— BEGIN INFORMATION SUPPLIED —

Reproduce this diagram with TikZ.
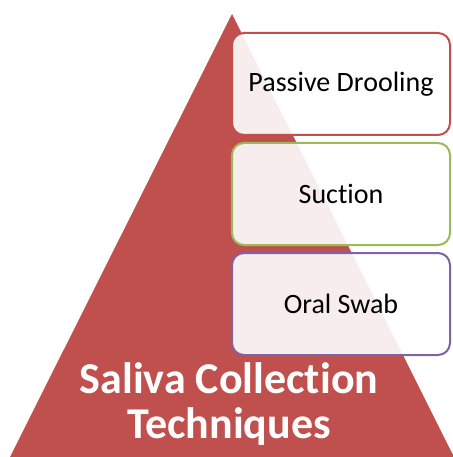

— END INFORMATION SUPPLIED —
— BEGIN INFORMATION SUPPLIED —

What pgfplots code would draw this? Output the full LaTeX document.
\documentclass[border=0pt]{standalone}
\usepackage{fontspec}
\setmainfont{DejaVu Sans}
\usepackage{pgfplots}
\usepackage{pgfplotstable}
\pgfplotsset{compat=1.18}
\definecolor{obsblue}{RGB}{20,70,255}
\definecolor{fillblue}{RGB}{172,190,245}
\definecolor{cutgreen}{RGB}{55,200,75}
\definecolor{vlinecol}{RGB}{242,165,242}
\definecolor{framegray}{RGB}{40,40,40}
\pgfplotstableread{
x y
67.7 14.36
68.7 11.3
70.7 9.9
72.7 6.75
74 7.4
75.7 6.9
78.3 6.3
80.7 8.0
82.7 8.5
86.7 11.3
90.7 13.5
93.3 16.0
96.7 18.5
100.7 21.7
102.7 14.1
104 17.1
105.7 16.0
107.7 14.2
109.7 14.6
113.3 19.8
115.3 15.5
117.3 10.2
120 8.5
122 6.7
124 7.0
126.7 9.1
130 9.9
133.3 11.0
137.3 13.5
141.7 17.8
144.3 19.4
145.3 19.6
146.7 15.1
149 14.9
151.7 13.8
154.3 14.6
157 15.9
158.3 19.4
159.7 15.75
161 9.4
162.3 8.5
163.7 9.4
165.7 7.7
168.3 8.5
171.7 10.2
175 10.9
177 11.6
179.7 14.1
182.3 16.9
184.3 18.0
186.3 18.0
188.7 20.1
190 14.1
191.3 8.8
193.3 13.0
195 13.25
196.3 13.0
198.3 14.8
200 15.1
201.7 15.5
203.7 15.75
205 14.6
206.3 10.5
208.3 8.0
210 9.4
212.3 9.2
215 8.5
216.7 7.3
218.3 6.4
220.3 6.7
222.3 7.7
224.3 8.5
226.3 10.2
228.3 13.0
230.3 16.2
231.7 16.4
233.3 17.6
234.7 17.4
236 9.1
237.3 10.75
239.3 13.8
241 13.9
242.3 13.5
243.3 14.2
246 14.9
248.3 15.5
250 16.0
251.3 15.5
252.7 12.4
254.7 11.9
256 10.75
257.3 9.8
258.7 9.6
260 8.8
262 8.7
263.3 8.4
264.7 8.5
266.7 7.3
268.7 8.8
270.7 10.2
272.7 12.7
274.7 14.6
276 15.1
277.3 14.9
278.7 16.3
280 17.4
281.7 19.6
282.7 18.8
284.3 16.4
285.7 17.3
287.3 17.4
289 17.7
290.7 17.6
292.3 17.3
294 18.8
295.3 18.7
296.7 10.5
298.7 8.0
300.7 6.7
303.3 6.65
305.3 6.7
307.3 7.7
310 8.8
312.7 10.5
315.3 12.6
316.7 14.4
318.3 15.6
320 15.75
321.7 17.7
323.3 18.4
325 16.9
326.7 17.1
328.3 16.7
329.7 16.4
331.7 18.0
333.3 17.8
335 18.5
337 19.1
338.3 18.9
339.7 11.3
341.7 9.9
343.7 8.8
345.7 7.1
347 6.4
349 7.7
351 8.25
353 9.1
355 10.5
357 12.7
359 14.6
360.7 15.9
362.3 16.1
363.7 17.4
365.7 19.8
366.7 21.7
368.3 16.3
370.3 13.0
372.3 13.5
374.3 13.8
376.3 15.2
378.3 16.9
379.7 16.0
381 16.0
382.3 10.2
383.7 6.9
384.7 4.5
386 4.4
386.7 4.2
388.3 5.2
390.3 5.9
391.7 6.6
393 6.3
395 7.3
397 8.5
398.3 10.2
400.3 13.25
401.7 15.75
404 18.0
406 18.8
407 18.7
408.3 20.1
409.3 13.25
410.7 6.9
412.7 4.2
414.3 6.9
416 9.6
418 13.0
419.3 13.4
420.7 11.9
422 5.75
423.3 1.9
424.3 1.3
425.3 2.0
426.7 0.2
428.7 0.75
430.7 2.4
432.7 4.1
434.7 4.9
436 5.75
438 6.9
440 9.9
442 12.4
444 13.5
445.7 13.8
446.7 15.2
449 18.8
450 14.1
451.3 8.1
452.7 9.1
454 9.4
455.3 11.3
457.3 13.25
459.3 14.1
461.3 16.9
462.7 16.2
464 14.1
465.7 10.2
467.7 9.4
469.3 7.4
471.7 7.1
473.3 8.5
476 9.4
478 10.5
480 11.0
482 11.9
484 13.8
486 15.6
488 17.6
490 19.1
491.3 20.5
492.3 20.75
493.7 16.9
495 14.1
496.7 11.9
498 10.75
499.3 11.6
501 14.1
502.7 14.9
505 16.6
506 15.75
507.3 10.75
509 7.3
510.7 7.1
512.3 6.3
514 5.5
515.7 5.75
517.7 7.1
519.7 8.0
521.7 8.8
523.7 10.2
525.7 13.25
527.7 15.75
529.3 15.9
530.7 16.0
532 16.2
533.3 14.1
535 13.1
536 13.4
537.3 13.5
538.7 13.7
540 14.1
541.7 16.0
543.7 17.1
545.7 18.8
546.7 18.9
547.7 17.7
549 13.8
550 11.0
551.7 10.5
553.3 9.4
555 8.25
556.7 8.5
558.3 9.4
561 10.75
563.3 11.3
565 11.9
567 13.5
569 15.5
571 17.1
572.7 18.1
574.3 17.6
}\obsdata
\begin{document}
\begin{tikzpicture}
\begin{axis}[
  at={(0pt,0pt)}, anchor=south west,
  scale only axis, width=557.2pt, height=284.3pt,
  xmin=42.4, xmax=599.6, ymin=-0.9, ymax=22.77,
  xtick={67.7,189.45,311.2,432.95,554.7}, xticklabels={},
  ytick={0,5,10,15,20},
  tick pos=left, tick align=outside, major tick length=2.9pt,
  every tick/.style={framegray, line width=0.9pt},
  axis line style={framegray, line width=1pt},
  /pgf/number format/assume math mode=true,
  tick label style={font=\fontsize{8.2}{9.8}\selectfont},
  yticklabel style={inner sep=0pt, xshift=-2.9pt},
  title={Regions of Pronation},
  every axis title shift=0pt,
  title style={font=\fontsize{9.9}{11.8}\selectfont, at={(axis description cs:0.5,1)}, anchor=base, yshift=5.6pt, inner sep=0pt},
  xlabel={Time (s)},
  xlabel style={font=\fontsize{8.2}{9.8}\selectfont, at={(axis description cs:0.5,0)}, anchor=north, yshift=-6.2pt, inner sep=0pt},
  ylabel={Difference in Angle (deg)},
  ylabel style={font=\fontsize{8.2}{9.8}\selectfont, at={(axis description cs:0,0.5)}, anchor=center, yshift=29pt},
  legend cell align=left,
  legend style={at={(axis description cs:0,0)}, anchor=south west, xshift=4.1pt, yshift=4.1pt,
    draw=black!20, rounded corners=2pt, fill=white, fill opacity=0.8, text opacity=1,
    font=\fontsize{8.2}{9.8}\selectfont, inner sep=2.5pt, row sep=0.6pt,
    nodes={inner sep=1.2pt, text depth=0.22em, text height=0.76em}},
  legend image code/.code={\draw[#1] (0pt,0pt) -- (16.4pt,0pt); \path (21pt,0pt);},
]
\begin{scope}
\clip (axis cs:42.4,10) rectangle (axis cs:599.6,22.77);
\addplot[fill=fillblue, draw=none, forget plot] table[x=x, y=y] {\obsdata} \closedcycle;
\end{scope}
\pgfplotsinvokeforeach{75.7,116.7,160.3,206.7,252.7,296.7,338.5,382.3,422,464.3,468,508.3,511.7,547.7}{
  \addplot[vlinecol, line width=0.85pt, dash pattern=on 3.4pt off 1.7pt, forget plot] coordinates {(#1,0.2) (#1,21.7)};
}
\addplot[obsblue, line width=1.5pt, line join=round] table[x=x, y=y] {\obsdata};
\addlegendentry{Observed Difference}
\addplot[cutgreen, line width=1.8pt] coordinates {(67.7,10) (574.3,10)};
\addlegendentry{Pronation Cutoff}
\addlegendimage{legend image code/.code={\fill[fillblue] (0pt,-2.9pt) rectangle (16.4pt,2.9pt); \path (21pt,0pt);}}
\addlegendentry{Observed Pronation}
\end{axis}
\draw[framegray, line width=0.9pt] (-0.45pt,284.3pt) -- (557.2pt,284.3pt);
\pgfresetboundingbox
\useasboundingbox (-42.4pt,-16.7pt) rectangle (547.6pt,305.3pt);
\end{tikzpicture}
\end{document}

— END INFORMATION SUPPLIED —

Isolate the lines that hold the word "draw" and copy all of them.

What pgfplots code would draw this? Output the full LaTeX document.
    draw=black!20, rounded corners=2pt, fill=white, fill opacity=0.8, text opacity=1,
  legend image code/.code={\draw[#1] (0pt,0pt) -- (16.4pt,0pt); \path (21pt,0pt);},
\addplot[fill=fillblue, draw=none, forget plot] table[x=x, y=y] {\obsdata} \closedcycle;
\draw[framegray, line width=0.9pt] (-0.45pt,284.3pt) -- (557.2pt,284.3pt);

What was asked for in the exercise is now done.